Darnton's history as a reporter arms him well to paint a convincing and
informative portrait of the workaday lives of reporters and editors, while
lampooning them at the same time. By the end of the book, readers will be
familiar with ledes, slugs, inserts and the way obituaries are prepared and
updated in advance, often to the dismay of their subjects. Even the name of Jude's
dog is a nod to reportage: TK, journalistic shorthand for "to come,"
because he couldn't think of a name right away.
Readers outside the journalist's beat may suspect that they are missing out
on a boatload of inside jokes—is the mercenary mogul with the demonic name
Moloch any other than Rupert Murdoch, for example—but Darnton's skill and deft
hand keep the book interesting and amusing even for outsiders. Darnton uses the
murder investigation as a way to examine the chaotic life in a newsroom and the changing
climate in the publishing business—drops in sales, decreasing ad revenue and the
upsurge of web-based reporting and blogs, along with related issues, such as
plagiarism.
Darnton isn't content to do in upper management. Over the course of the next
350 pages, the bodies start to pile up—all of them belonging to high-profile
Globe employees. The killings are dramatic, making it clear that the murderer,
who calls himself The Avenger has a personal gripe with the Globe and its management. He taunts the staff and police with messages,
literary quotes and defaced websites.
Rival newspapers have a field day chronicling the murders while Jude
struggles to hold onto the story and figure out where he stands with the
detective in charge of the investigation, the alluring Priscillia Bollingsworth.
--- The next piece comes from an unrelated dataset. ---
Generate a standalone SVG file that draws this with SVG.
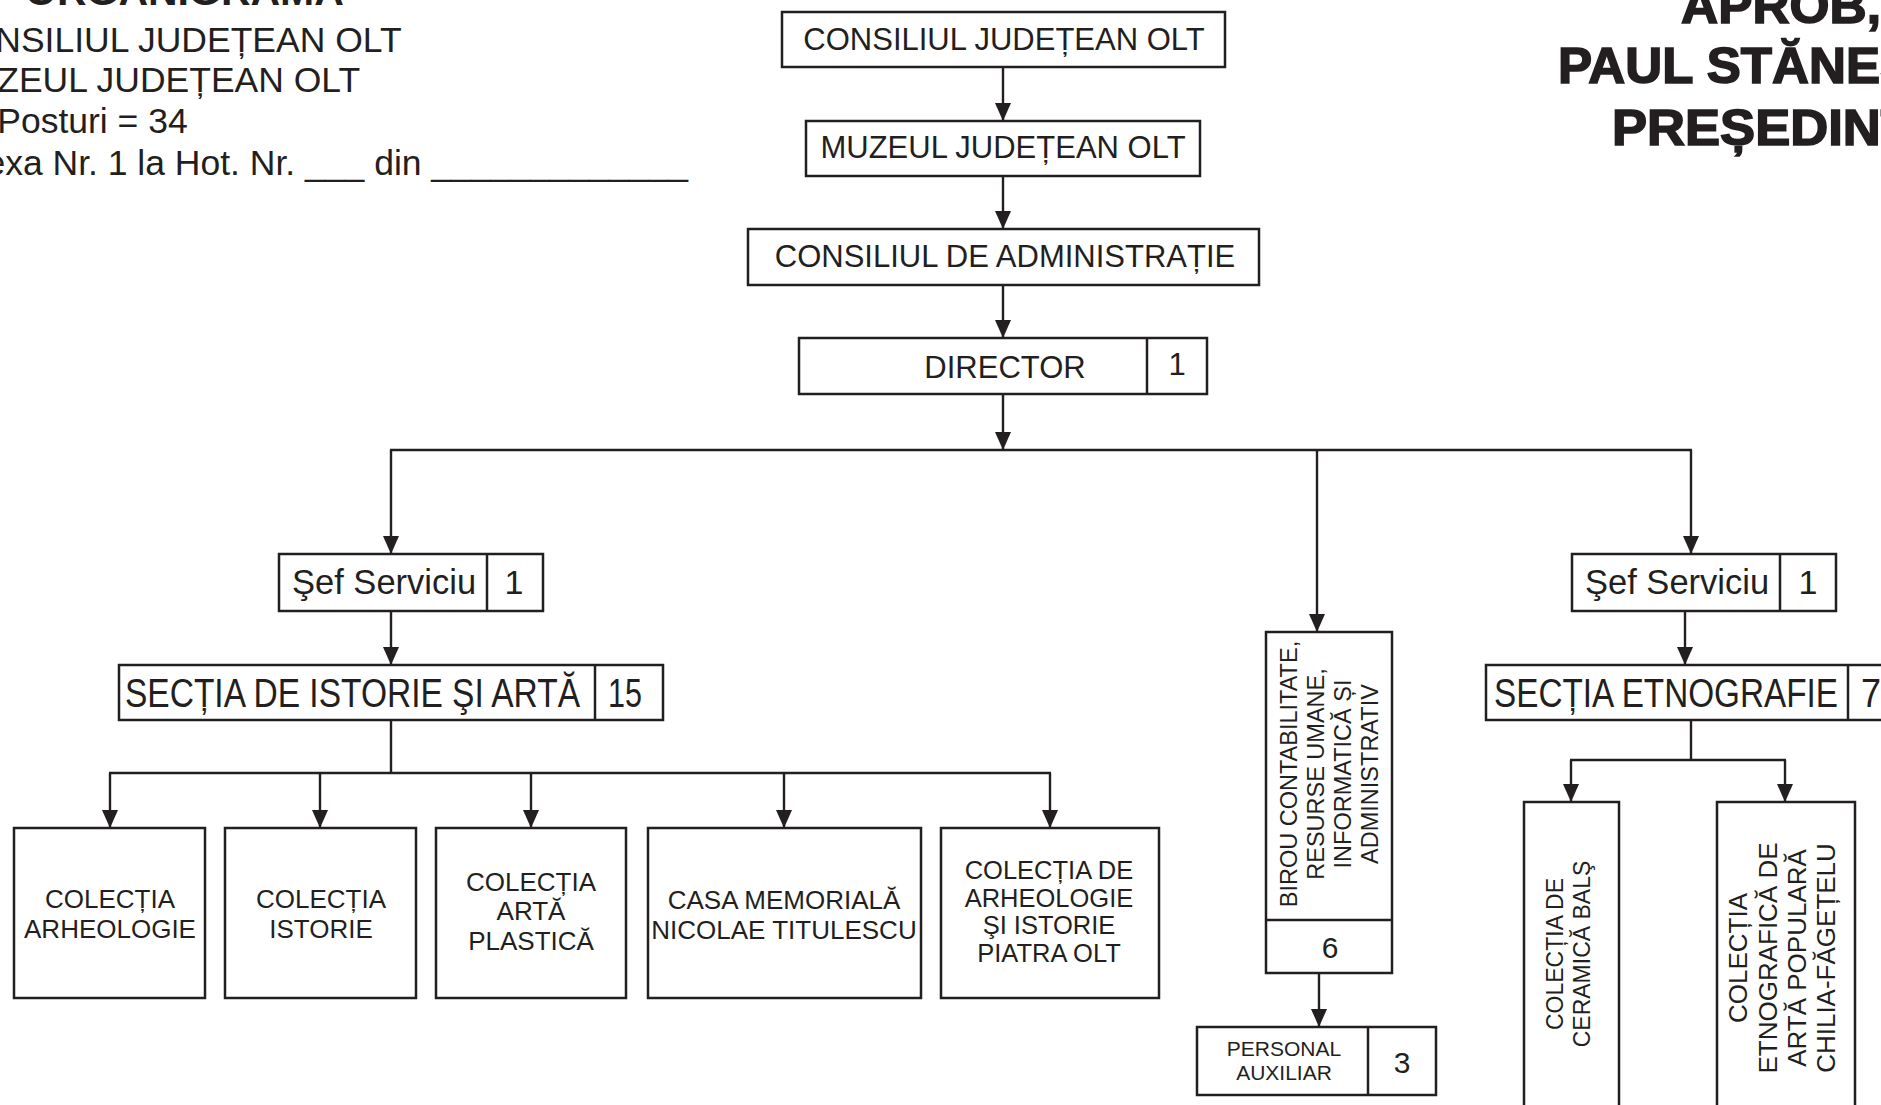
<svg xmlns="http://www.w3.org/2000/svg" width="1881" height="1105" viewBox="0 0 1881 1105">
<defs>
<style>
text{font-family:"Liberation Sans",Arial,sans-serif;fill:#231f20}
.box{fill:#fff;stroke:#231f20;stroke-width:2.5}
.div{stroke:#231f20;stroke-width:2.5}
.c{stroke:#231f20;stroke-width:2.4;fill:none}
.ca{stroke:#231f20;stroke-width:2.4;fill:none;marker-end:url(#ah)}
.m{text-anchor:middle}
.hd{font-weight:bold;font-size:50px;stroke:#231f20;stroke-width:1.6}
</style>
<marker id="ah" viewBox="0 0 18 16" markerWidth="18" markerHeight="16" refX="18" refY="8" orient="auto" markerUnits="userSpaceOnUse">
<path d="M0,0 L18,8 L0,16 z" fill="#231f20"/>
</marker>
</defs>
<rect width="1881" height="1105" fill="#fff"/>

<g id="header-left">
<text x="25" y="5" font-size="41" font-weight="bold">ORGANIGRAMA</text>
<text x="-58" y="52" font-size="35.5">CONSILIUL JUDEȚEAN OLT</text>
<text x="-58" y="92" font-size="35.5">MUZEUL JUDEȚEAN OLT</text>
<text x="-58" y="133" font-size="35.5">Nr. Posturi = 34</text>
<text x="-58" y="175" font-size="35.5">Anexa Nr. 1 la Hot. Nr. ___ din _____________</text>
</g>
<g id="header-right">
<text class="hd" x="1681" y="23" textLength="200" lengthAdjust="spacingAndGlyphs">APROB,</text>
<text class="hd" x="1558" y="83" textLength="430" lengthAdjust="spacingAndGlyphs">PAUL STĂNESCU</text>
<text class="hd" x="1612" y="145" textLength="336" lengthAdjust="spacingAndGlyphs">PREȘEDINTE</text>
</g>

<g id="connectors">
<line class="ca" x1="1003" y1="67" x2="1003" y2="121"/>
<line class="ca" x1="1003" y1="176" x2="1003" y2="229"/>
<line class="ca" x1="1003" y1="285" x2="1003" y2="338"/>
<line class="ca" x1="1003" y1="394" x2="1003" y2="450"/>
<line class="c" x1="390" y1="450" x2="1692" y2="450"/>
<line class="ca" x1="391" y1="450" x2="391" y2="554"/>
<line class="ca" x1="1317" y1="450" x2="1317" y2="632"/>
<line class="ca" x1="1691" y1="450" x2="1691" y2="554"/>
<line class="ca" x1="391" y1="611" x2="391" y2="665"/>
<line class="c" x1="391" y1="720" x2="391" y2="773"/>
<line class="c" x1="109" y1="773" x2="1051" y2="773"/>
<line class="ca" x1="110" y1="773" x2="110" y2="828"/>
<line class="ca" x1="320" y1="773" x2="320" y2="828"/>
<line class="ca" x1="531" y1="773" x2="531" y2="828"/>
<line class="ca" x1="784" y1="773" x2="784" y2="828"/>
<line class="ca" x1="1050" y1="773" x2="1050" y2="828"/>
<line class="ca" x1="1319" y1="973" x2="1319" y2="1027"/>
<line class="ca" x1="1685" y1="611" x2="1685" y2="665"/>
<line class="c" x1="1691" y1="720" x2="1691" y2="760"/>
<line class="c" x1="1570" y1="760" x2="1786" y2="760"/>
<line class="ca" x1="1571" y1="760" x2="1571" y2="802"/>
<line class="ca" x1="1785" y1="760" x2="1785" y2="802"/>
</g>

<g id="n-consiliul-judetean">
<rect class="box" x="782" y="12" width="443" height="55"/>
<text class="m" x="1004" y="50" font-size="31">CONSILIUL JUDEȚEAN OLT</text>
</g>
<g id="n-muzeul">
<rect class="box" x="806" y="121" width="394" height="55"/>
<text class="m" x="1003" y="158" font-size="31">MUZEUL JUDEȚEAN OLT</text>
</g>
<g id="n-consiliul-admin">
<rect class="box" x="748" y="229" width="511" height="56"/>
<text class="m" x="1005" y="267" font-size="31">CONSILIUL DE ADMINISTRAȚIE</text>
</g>
<g id="n-director">
<rect class="box" x="799" y="338" width="408" height="56"/>
<line class="div" x1="1147" y1="338" x2="1147" y2="394"/>
<text class="m" x="1005" y="378" font-size="31">DIRECTOR</text>
<text class="m" x="1177" y="375" font-size="31">1</text>
</g>

<g id="n-sef-left">
<rect class="box" x="279" y="554" width="264" height="57"/>
<line class="div" x1="487" y1="554" x2="487" y2="611"/>
<text x="292" y="594" font-size="34.5">Şef Serviciu</text>
<text class="m" x="514" y="594" font-size="34">1</text>
</g>
<g id="n-sectia-istorie">
<rect class="box" x="119" y="665" width="544" height="55"/>
<line class="div" x1="595" y1="665" x2="595" y2="720"/>
<text x="125" y="707" font-size="40" textLength="455" lengthAdjust="spacingAndGlyphs">SECȚIA DE ISTORIE ŞI ARTĂ</text>
<text x="608" y="707" font-size="40" textLength="34" lengthAdjust="spacingAndGlyphs">15</text>
</g>

<g id="n-col-arheologie">
<rect class="box" x="14" y="828" width="191" height="170"/>
<text class="m" x="110" y="908" font-size="26">COLECȚIA</text>
<text class="m" x="110" y="938" font-size="26">ARHEOLOGIE</text>
</g>
<g id="n-col-istorie">
<rect class="box" x="225" y="828" width="191" height="170"/>
<text class="m" x="321" y="908" font-size="26">COLECȚIA</text>
<text class="m" x="321" y="938" font-size="26">ISTORIE</text>
</g>
<g id="n-col-arta">
<rect class="box" x="436" y="828" width="190" height="170"/>
<text class="m" x="531" y="891" font-size="26">COLECȚIA</text>
<text class="m" x="531" y="920" font-size="26">ARTĂ</text>
<text class="m" x="531" y="950" font-size="26">PLASTICĂ</text>
</g>
<g id="n-casa-memoriala">
<rect class="box" x="648" y="828" width="273" height="170"/>
<text class="m" x="784" y="909" font-size="26">CASA MEMORIALĂ</text>
<text class="m" x="784" y="939" font-size="26">NICOLAE TITULESCU</text>
</g>
<g id="n-col-piatra">
<rect class="box" x="941" y="828" width="218" height="170"/>
<text class="m" x="1049" y="879" font-size="25.5">COLECȚIA DE</text>
<text class="m" x="1049" y="907" font-size="25.5">ARHEOLOGIE</text>
<text class="m" x="1049" y="934" font-size="25.5">ŞI ISTORIE</text>
<text class="m" x="1049" y="962" font-size="25.5">PIATRA OLT</text>
</g>

<g id="n-birou">
<rect class="box" x="1266" y="632" width="126" height="341"/>
<line class="div" x1="1266" y1="920" x2="1392" y2="920"/>
<g font-size="23.5" text-anchor="middle">
<text transform="translate(1297,774) rotate(-90)">BIROU CONTABILITATE,</text>
<text transform="translate(1324,774) rotate(-90)">RESURSE UMANE,</text>
<text transform="translate(1351,774) rotate(-90)">INFORMATICĂ ȘI</text>
<text transform="translate(1378,774) rotate(-90)">ADMINISTRATIV</text>
</g>
<text class="m" x="1330" y="958" font-size="30">6</text>
</g>
<g id="n-personal">
<rect class="box" x="1197" y="1027" width="239" height="68"/>
<line class="div" x1="1368" y1="1027" x2="1368" y2="1095"/>
<text class="m" x="1284" y="1056" font-size="21">PERSONAL</text>
<text class="m" x="1284" y="1080" font-size="21">AUXILIAR</text>
<text class="m" x="1402" y="1073" font-size="30">3</text>
</g>

<g id="n-sef-right">
<rect class="box" x="1572" y="554" width="264" height="57"/>
<line class="div" x1="1780" y1="554" x2="1780" y2="611"/>
<text x="1585" y="594" font-size="34.5">Şef Serviciu</text>
<text class="m" x="1808" y="594" font-size="34">1</text>
</g>
<g id="n-sectia-etnografie">
<rect class="box" x="1486" y="665" width="420" height="55"/>
<line class="div" x1="1848" y1="665" x2="1848" y2="720"/>
<text x="1494" y="707" font-size="40" textLength="344" lengthAdjust="spacingAndGlyphs">SECȚIA ETNOGRAFIE</text>
<text x="1861" y="707" font-size="40" textLength="20" lengthAdjust="spacingAndGlyphs">7</text>
</g>
<g id="n-col-ceramica">
<rect class="box" x="1524" y="802" width="95" height="330"/>
<g font-size="23" text-anchor="middle">
<text transform="translate(1563,954) rotate(-90)">COLECȚIA DE</text>
<text transform="translate(1590,954) rotate(-90)">CERAMICĂ BALŞ</text>
</g>
</g>
<g id="n-col-etnografica">
<rect class="box" x="1717" y="802" width="138" height="330"/>
<g font-size="26" text-anchor="middle">
<text transform="translate(1747,958) rotate(-90)">COLECȚIA</text>
<text transform="translate(1777,958) rotate(-90)">ETNOGRAFICĂ DE</text>
<text transform="translate(1806,958) rotate(-90)">ARTĂ POPULARĂ</text>
<text transform="translate(1835,958) rotate(-90)">CHILIA-FĂGEȚELU</text>
</g>
</g>
</svg>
Jude isn't used to be on the giving side when it comes to information, but when
his best friend becomes one of the chief suspects and the reputation of his
employer—already precarious— plummets, Jude re-evaluates his long-held
approach to dealing with the police. Because of an earlier article about police
malingering, Jude isn't exactly welcome around the city's precinct houses. Jude
is also dealing with pressure from his girlfriend to make more time for her and
to commit to taking their relationship to the next level.
As the body count increases, so too do the red herrings, and the risk to Jude becomes more
immediate. Black and White and Dead all Over ultimately cannot sustain itself in the long run, collapsing into a series of
improbable events and indecision over whether it's a murder mystery or a roman á
clef, but it's so much fun getting there that Darnton can be forgiven.